Part of the reason for this subtler approach is that there’s also a much larger focus on supporting characters and world-building in this film, a departure from Shinkai’s usually very inwardly-focused storytelling. In my opinion, this was one of the great strengths of this film. The supporting characters are very relatable, and bounce off the main pair extremely well. While Taki and Mitsuha are a little one-dimensional to start, their interactions with the supporting cast gives them much needed depth.

The soundtrack, by RADWIMPS, has some great vocal tracks that are used as insert songs in the film. The background instrumentals, however, were mostly lacklustre barring a few tracks. Given the similarity of this film to some of Shinkai’s earlier works, I couldn’t help but wonder what Your Name would’ve been like had it been coupled with a Tenmon score.

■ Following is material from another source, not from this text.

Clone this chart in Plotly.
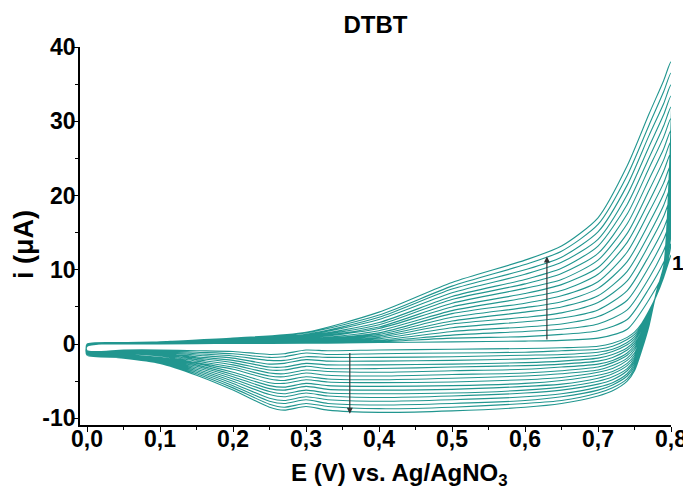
import plotly.graph_objects as go

# Potentials (V vs Ag/AgNO3)
E_forward = [0.00, 0.10, 0.20, 0.30, 0.40, 0.50, 0.60, 0.65, 0.70, 0.74, 0.77, 0.79, 0.80]
E_reverse = [0.795, 0.79, 0.78, 0.77, 0.76, 0.75, 0.74, 0.72, 0.70, 0.65, 0.60, 0.50,
             0.40, 0.33, 0.30, 0.27, 0.25, 0.20, 0.15, 0.10, 0.05, 0.00]

# Anodic (forward) currents, µA, cycles 1..18
fwd_c01 = [0.0, 0.0, 0.1, 0.1, 0.2, 0.3, 0.4, 0.5, 0.8, 2.0, 6.0, 9.5, 12.0]
fwd_c02 = [0.0, 0.0, 0.1, 0.1, 0.3, 0.8, 1.0, 1.3, 1.8, 3.3, 7.5, 11.0, 13.5]
fwd_c03 = [-0.1, 0.0, 0.1, 0.2, 0.4, 1.2, 1.7, 2.0, 2.7, 4.6, 8.9, 12.6, 15.1]
fwd_c04 = [-0.1, 0.0, 0.1, 0.2, 0.5, 1.7, 2.3, 2.7, 3.7, 5.9, 10.4, 14.1, 16.6]
fwd_c05 = [-0.1, 0.0, 0.1, 0.3, 0.7, 2.2, 3.0, 3.5, 4.6, 7.2, 11.9, 15.6, 18.1]
fwd_c06 = [-0.1, 0.1, 0.2, 0.3, 0.9, 2.7, 3.6, 4.2, 5.6, 8.5, 13.4, 17.2, 19.7]
fwd_c07 = [-0.1, 0.1, 0.2, 0.4, 1.1, 3.1, 4.3, 5.0, 6.5, 9.8, 14.8, 18.7, 21.2]
fwd_c08 = [-0.2, 0.1, 0.3, 0.5, 1.3, 3.6, 4.9, 5.7, 7.5, 11.1, 16.3, 20.2, 22.7]
fwd_c09 = [-0.2, 0.1, 0.3, 0.6, 1.5, 4.1, 5.5, 6.5, 8.4, 12.4, 17.8, 21.7, 24.2]
fwd_c10 = [-0.2, 0.1, 0.3, 0.7, 1.8, 4.5, 6.2, 7.2, 9.4, 13.7, 19.2, 23.3, 25.8]
fwd_c11 = [-0.2, 0.1, 0.4, 0.8, 2.1, 5.0, 6.8, 8.0, 10.3, 14.9, 20.7, 24.8, 27.3]
fwd_c12 = [-0.2, 0.2, 0.4, 0.9, 2.3, 5.5, 7.5, 8.7, 11.3, 16.2, 22.2, 26.3, 28.8]
fwd_c13 = [-0.2, 0.2, 0.5, 1.0, 2.6, 6.0, 8.1, 9.5, 12.2, 17.5, 23.7, 27.9, 30.4]
fwd_c14 = [-0.3, 0.2, 0.6, 1.1, 2.9, 6.4, 8.7, 10.2, 13.2, 18.8, 25.1, 29.4, 31.9]
fwd_c15 = [-0.3, 0.2, 0.6, 1.2, 3.3, 6.9, 9.4, 11.0, 14.1, 20.1, 26.6, 30.9, 33.4]
fwd_c16 = [-0.3, 0.3, 0.7, 1.3, 3.6, 7.4, 10.0, 11.7, 15.1, 21.4, 28.1, 32.4, 34.9]
fwd_c17 = [-0.3, 0.3, 0.7, 1.5, 3.9, 7.8, 10.7, 12.5, 16.1, 22.7, 29.5, 34.0, 36.5]
fwd_c18 = [-0.3, 0.3, 0.8, 1.6, 4.3, 8.3, 11.3, 13.2, 17.0, 24.0, 31.0, 35.5, 38.0]

# Cathodic (reverse) currents, µA, cycles 1..18
rev_c01 = [10.5, 9.0, 6.5, 4.5, 2.8, 1.6, 0.9, 0.1, -0.3, -0.5, -0.6, -0.7, -0.8, -0.9, -0.8, -1.3, -1.4, -1.0, -0.9, -0.8, -0.8, -0.9]
rev_c02 = [10.9, 9.1, 6.5, 4.4, 2.6, 1.3, 0.6, -0.3, -0.7, -0.9, -1.1, -1.2, -1.3, -1.4, -1.2, -1.7, -1.8, -1.3, -1.1, -0.9, -0.9, -0.9]
rev_c03 = [11.3, 9.2, 6.6, 4.3, 2.4, 1.0, 0.2, -0.7, -1.1, -1.4, -1.5, -1.7, -1.8, -1.8, -1.7, -2.2, -2.2, -1.6, -1.3, -1.0, -0.9, -1.0]
rev_c04 = [11.6, 9.3, 6.6, 4.1, 2.2, 0.7, -0.1, -1.0, -1.5, -1.8, -2.0, -2.2, -2.3, -2.3, -2.1, -2.6, -2.7, -1.9, -1.5, -1.1, -1.0, -1.0]
rev_c05 = [12.0, 9.4, 6.6, 4.0, 2.0, 0.4, -0.5, -1.4, -1.9, -2.3, -2.5, -2.7, -2.8, -2.8, -2.6, -3.1, -3.1, -2.2, -1.7, -1.2, -1.1, -1.0]
rev_c06 = [12.4, 9.4, 6.6, 3.9, 1.7, 0.1, -0.8, -1.8, -2.3, -2.7, -2.9, -3.1, -3.3, -3.3, -3.0, -3.5, -3.5, -2.5, -1.9, -1.3, -1.1, -1.1]
rev_c07 = [12.8, 9.5, 6.7, 3.8, 1.5, -0.2, -1.2, -2.2, -2.7, -3.1, -3.4, -3.6, -3.8, -3.7, -3.5, -4.0, -3.9, -2.8, -2.1, -1.4, -1.2, -1.1]
rev_c08 = [13.2, 9.6, 6.7, 3.7, 1.3, -0.5, -1.5, -2.5, -3.1, -3.6, -3.9, -4.1, -4.3, -4.2, -3.9, -4.4, -4.3, -3.1, -2.3, -1.5, -1.3, -1.1]
rev_c09 = [13.6, 9.7, 6.7, 3.6, 1.1, -0.8, -1.9, -2.9, -3.5, -4.0, -4.3, -4.6, -4.8, -4.7, -4.4, -4.9, -4.7, -3.4, -2.5, -1.6, -1.3, -1.2]
rev_c10 = [13.9, 9.8, 6.8, 3.4, 0.9, -1.2, -2.2, -3.3, -3.8, -4.5, -4.8, -5.1, -5.2, -5.1, -4.8, -5.3, -5.2, -3.8, -2.6, -1.8, -1.4, -1.2]
rev_c11 = [14.3, 9.9, 6.8, 3.3, 0.7, -1.5, -2.6, -3.7, -4.2, -4.9, -5.3, -5.6, -5.7, -5.6, -5.3, -5.8, -5.6, -4.1, -2.8, -1.9, -1.5, -1.3]
rev_c12 = [14.7, 10.0, 6.8, 3.2, 0.5, -1.8, -2.9, -4.0, -4.6, -5.4, -5.7, -6.1, -6.2, -6.1, -5.7, -6.2, -6.0, -4.4, -3.0, -2.0, -1.5, -1.3]
rev_c13 = [15.1, 10.1, 6.8, 3.1, 0.3, -2.1, -3.3, -4.4, -5.0, -5.8, -6.2, -6.6, -6.7, -6.6, -6.2, -6.7, -6.4, -4.7, -3.2, -2.1, -1.6, -1.3]
rev_c14 = [15.5, 10.1, 6.9, 3.0, 0.0, -2.4, -3.6, -4.8, -5.4, -6.2, -6.6, -7.0, -7.2, -7.0, -6.6, -7.1, -6.8, -5.0, -3.4, -2.2, -1.6, -1.4]
rev_c15 = [15.8, 10.2, 6.9, 2.8, -0.2, -2.7, -4.0, -5.2, -5.8, -6.7, -7.1, -7.5, -7.7, -7.5, -7.1, -7.6, -7.3, -5.3, -3.6, -2.3, -1.7, -1.4]
rev_c16 = [16.2, 10.3, 6.9, 2.7, -0.4, -3.0, -4.3, -5.5, -6.2, -7.1, -7.6, -8.0, -8.2, -8.0, -7.5, -8.0, -7.7, -5.6, -3.8, -2.4, -1.8, -1.4]
rev_c17 = [16.6, 10.4, 7.0, 2.6, -0.6, -3.3, -4.7, -5.9, -6.6, -7.6, -8.0, -8.5, -8.7, -8.4, -8.0, -8.5, -8.1, -5.9, -4.0, -2.5, -1.8, -1.5]
rev_c18 = [17.0, 10.5, 7.0, 2.5, -0.8, -3.6, -5.0, -6.3, -7.0, -8.0, -8.5, -9.0, -9.2, -8.9, -8.4, -8.9, -8.5, -6.2, -4.2, -2.6, -1.9, -1.5]

x_tickvals = [0.0, 0.1, 0.2, 0.3, 0.4, 0.5, 0.6, 0.7, 0.8]
x_ticktext = ["0,0", "0,1", "0,2", "0,3", "0,4", "0,5", "0,6", "0,7", "0,8"]
y_tickvals = [-10, 0, 10, 20, 30, 40]
y_ticktext = ["-10", "0", "10", "20", "30", "40"]

forward_cycles = [fwd_c01, fwd_c02, fwd_c03, fwd_c04, fwd_c05, fwd_c06, fwd_c07, fwd_c08, fwd_c09,
                  fwd_c10, fwd_c11, fwd_c12, fwd_c13, fwd_c14, fwd_c15, fwd_c16, fwd_c17, fwd_c18]
reverse_cycles = [rev_c01, rev_c02, rev_c03, rev_c04, rev_c05, rev_c06, rev_c07, rev_c08, rev_c09,
                  rev_c10, rev_c11, rev_c12, rev_c13, rev_c14, rev_c15, rev_c16, rev_c17, rev_c18]

LINE = "#21968f"
FONT = "Liberation Sans, Arial, sans-serif"

x_all, y_all = [], []
for f, r in zip(forward_cycles, reverse_cycles):
    x_all += E_forward + E_reverse
    y_all += f + r

fig = go.Figure()
fig.add_trace(go.Scatter(x=x_all, y=y_all, mode="lines",
                         line=dict(color=LINE, width=1.1, shape="spline", smoothing=0.7),
                         hoverinfo="skip", showlegend=False))

# arrows
fig.add_annotation(x=0.63, y=11.8, ax=0.63, ay=0.4, xref="x", yref="y", axref="x", ayref="y",
                   showarrow=True, arrowhead=2, arrowsize=1, arrowwidth=1.2, arrowcolor="#333333", text="")
fig.add_annotation(x=0.36, y=-9.4, ax=0.36, ay=-1.0, xref="x", yref="y", axref="x", ayref="y",
                   showarrow=True, arrowhead=2, arrowsize=1, arrowwidth=1.2, arrowcolor="#333333", text="")
# cycle label (paper coords so it is not hidden outside the x range)
fig.add_annotation(x=1.0, y=0.429, xref="paper", yref="paper", text="1", showarrow=False,
                   xanchor="left", yanchor="middle", xshift=0, borderpad=0,
                   font=dict(family=FONT, size=21, color="black", weight="bold"))

# axis titles as annotations
fig.add_annotation(x=-0.0948, y=0.479, xref="paper", yref="paper", text="i (μA)", textangle=-90,
                   xanchor="center", yanchor="middle", showarrow=False,
                   font=dict(family=FONT, size=27, color="black", weight="bold"))
fig.add_annotation(x=0.54, y=-0.132, xref="paper", yref="paper",
                   text="E (V) vs. Ag/AgNO<sub>3</sub>", showarrow=False,
                   xanchor="center", yanchor="middle",
                   font=dict(family=FONT, size=24, color="black", weight="bold"))

# the page body adds an 8 px offset, so the figure is drawn 8 px smaller
fig.update_layout(
    width=683, height=483,
    margin=dict(l=72, r=20, t=39, b=66, autoexpand=False),
    paper_bgcolor="white", plot_bgcolor="white",
    title=dict(text="DTBT", x=0.5, xref="paper", xanchor="center", y=1 - 17 / 483, yanchor="middle",
               font=dict(family=FONT, size=24, color="black", weight="bold")),
    xaxis=dict(range=[-0.0096, 0.8], tickvals=x_tickvals, ticktext=x_ticktext, automargin=False,
               showgrid=False, zeroline=False, showline=True, linecolor="black", linewidth=1.6,
               ticks="outside", ticklen=5, tickwidth=1.4, tickcolor="black", ticklabelstandoff=-12,
               tickfont=dict(family=FONT, size=23, color="black", weight="bold"),
               minor=dict(ticks="outside", ticklen=3, tickwidth=1.2, tickcolor="black", dtick=0.05,
                          tick0=0.0, showgrid=False)),
    yaxis=dict(range=[-10.9, 40], tickvals=y_tickvals, ticktext=y_ticktext, automargin=False,
               showgrid=False, zeroline=False, showline=True, linecolor="black", linewidth=1.6,
               ticks="outside", ticklen=5, tickwidth=1.4, tickcolor="black", ticklabelstandoff=-7,
               tickfont=dict(family=FONT, size=23, color="black", weight="bold"),
               minor=dict(ticks="outside", ticklen=3, tickwidth=1.2, tickcolor="black", dtick=5,
                          tick0=0, showgrid=False)),
)

fig.write_html("out.html")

So, is it worthy of the hype? The short answer is yes. The story and script may be somewhat cliché, but where Your Name really shines is in the execution. Unlike Children Who Chase Lost Voices, this film plays to Shinkai’s strengths, and once it starts to ramp up, it just gets better and better. The climax is emotional and inspiring, and the ending bittersweet yet satisfying. And while this is not a typical Shinkai film, his voice undeniably finds its way through.